Projets d’envergure nationale
Le ministre revient également sur la mutualisation des « PENE », nouvel acronyme signifiant « projets d’envergure nationale ou européenne » – dont il faut rappeler qu’ils seront comptabilisés à part, au niveau national, et non dans la région ou le territoire où ces projets sont implantés. Un arrêté listant l’ensemble de ces projets est en cours d’élaboration. Une cartographie va être réalisée, et régulièrement mise à jour, sur le portail du ZAN.
Les régions sont actuellement consultées sur ce projet d’arrêté. En cas de « désaccord persistant » entre les régions et l’État sur le contenu de cette liste, elles pourront saisir les « commissions régionales de conciliation », dont la mise en place est obligatoire et devra intervenir, là aussi, dès cette semaine. Rappelons que ces commissions, dont le fonctionnement est régi par un décret du 27 novembre dernier, comprennent trois représentants de la région, trois représentants de l’État et un magistrat administratif, qui les président. « Peuvent être conviés à siéger à titre consultatif un représentant par commune ou établissement public de coopération intercommunale compétents en matière de document d'urbanisme. »

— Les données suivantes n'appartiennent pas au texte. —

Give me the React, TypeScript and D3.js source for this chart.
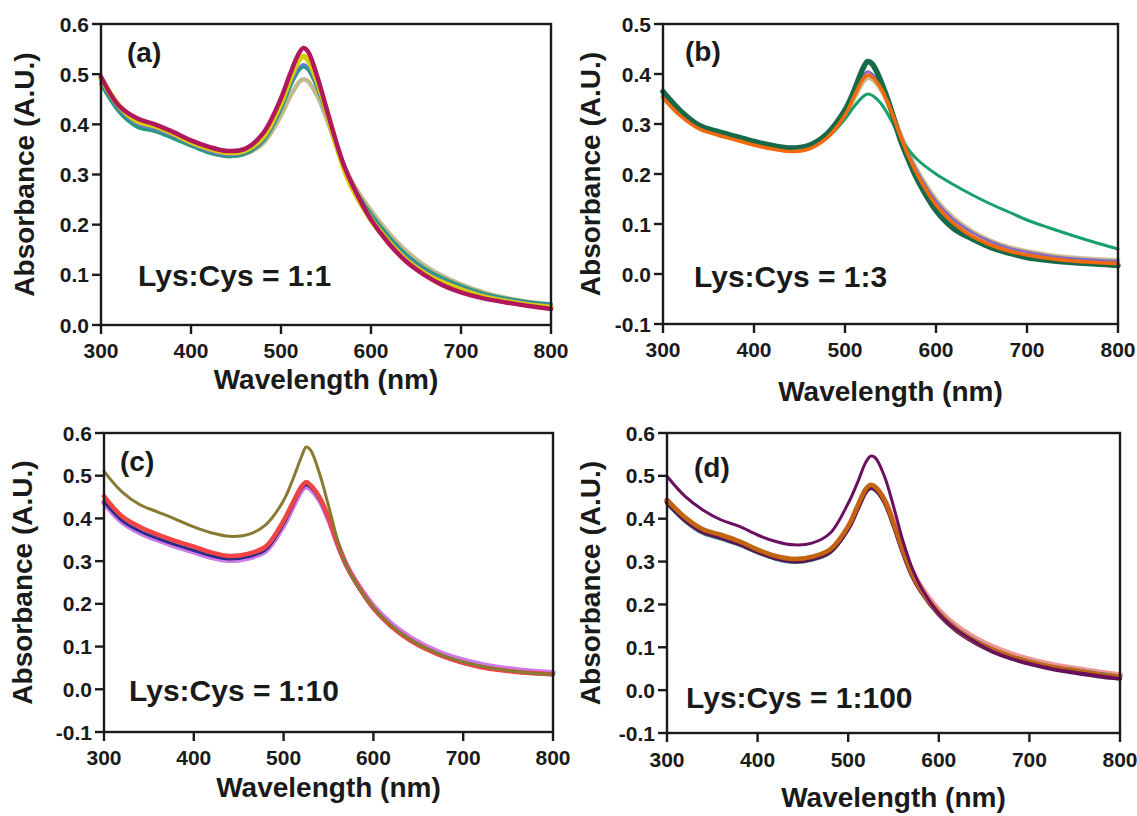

Ces commissions, saisies sur demande des régions, ont un mois pour faire des propositions, qui sont transmises au ministre. Celui-ci reste le décisionnaire final : il peut, ou non, suivre l’avis des commissions régionales de conciliation. « Lorsque le ministre ne suit pas l'avis de la commission de conciliation, sa décision doit être motivée et transmise aux membres de la commission », indique le décret.